(DESCRIPTION OF THE TASK):
Don't include pictures. Quote the lines below from the first through the line that contains "gris_texto = '#595959'".

(INFORMATION SHOWN):

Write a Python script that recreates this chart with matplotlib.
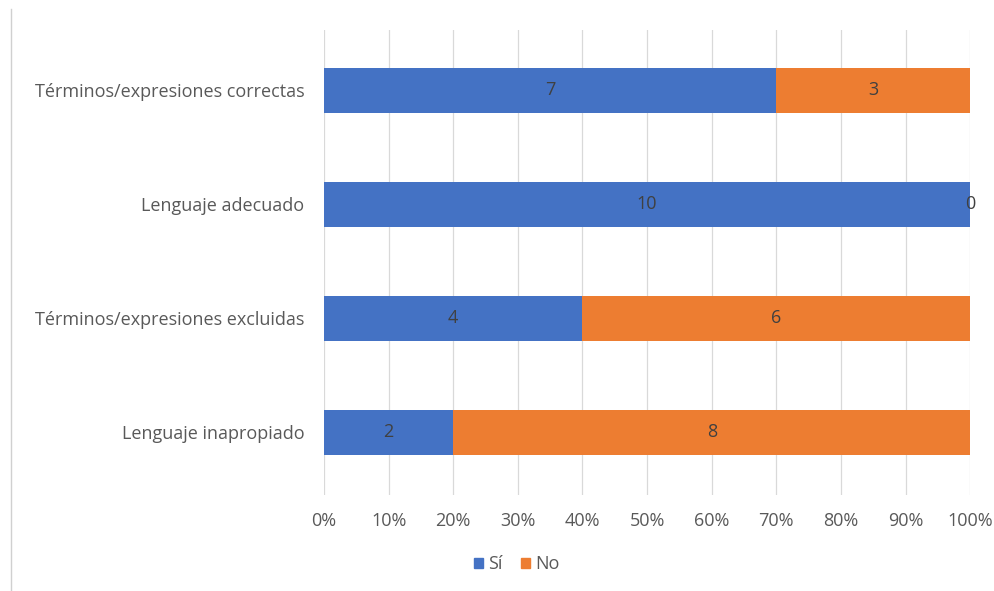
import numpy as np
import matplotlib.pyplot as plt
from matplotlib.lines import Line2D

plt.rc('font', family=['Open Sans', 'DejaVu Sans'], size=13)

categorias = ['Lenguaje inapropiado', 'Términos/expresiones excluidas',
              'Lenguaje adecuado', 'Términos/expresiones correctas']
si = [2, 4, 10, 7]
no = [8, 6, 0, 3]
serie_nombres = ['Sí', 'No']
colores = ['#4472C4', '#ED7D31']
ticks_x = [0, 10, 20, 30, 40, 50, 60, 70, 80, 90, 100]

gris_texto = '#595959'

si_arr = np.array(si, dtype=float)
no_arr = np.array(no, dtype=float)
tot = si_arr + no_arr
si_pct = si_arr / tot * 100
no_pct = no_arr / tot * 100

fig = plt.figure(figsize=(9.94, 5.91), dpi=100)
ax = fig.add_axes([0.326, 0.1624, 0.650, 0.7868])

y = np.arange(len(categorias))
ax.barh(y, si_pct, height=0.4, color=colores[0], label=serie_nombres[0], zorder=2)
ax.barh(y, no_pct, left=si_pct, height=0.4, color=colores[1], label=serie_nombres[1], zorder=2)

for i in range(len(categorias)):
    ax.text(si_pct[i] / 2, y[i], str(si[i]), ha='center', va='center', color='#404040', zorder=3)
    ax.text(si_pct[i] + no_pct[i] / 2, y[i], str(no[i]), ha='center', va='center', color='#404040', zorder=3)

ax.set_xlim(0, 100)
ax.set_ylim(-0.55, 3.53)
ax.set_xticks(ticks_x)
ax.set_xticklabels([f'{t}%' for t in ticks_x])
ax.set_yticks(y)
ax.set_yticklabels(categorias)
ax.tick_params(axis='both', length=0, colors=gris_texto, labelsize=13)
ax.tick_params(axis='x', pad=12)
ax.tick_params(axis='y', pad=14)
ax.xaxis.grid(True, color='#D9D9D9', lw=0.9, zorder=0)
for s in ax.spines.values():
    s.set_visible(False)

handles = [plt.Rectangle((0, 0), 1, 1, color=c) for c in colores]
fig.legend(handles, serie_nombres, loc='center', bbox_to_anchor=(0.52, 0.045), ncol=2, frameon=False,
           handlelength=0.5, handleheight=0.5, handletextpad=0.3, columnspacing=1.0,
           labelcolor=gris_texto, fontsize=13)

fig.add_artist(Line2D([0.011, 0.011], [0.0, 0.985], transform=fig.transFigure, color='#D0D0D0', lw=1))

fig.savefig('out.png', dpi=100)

(CORRECT ANSWER):
Write a Python script that recreates this chart with matplotlib.
import numpy as np
import matplotlib.pyplot as plt
from matplotlib.lines import Line2D

plt.rc('font', family=['Open Sans', 'DejaVu Sans'], size=13)

categorias = ['Lenguaje inapropiado', 'Términos/expresiones excluidas',
              'Lenguaje adecuado', 'Términos/expresiones correctas']
si = [2, 4, 10, 7]
no = [8, 6, 0, 3]
serie_nombres = ['Sí', 'No']
colores = ['#4472C4', '#ED7D31']
ticks_x = [0, 10, 20, 30, 40, 50, 60, 70, 80, 90, 100]

gris_texto = '#595959'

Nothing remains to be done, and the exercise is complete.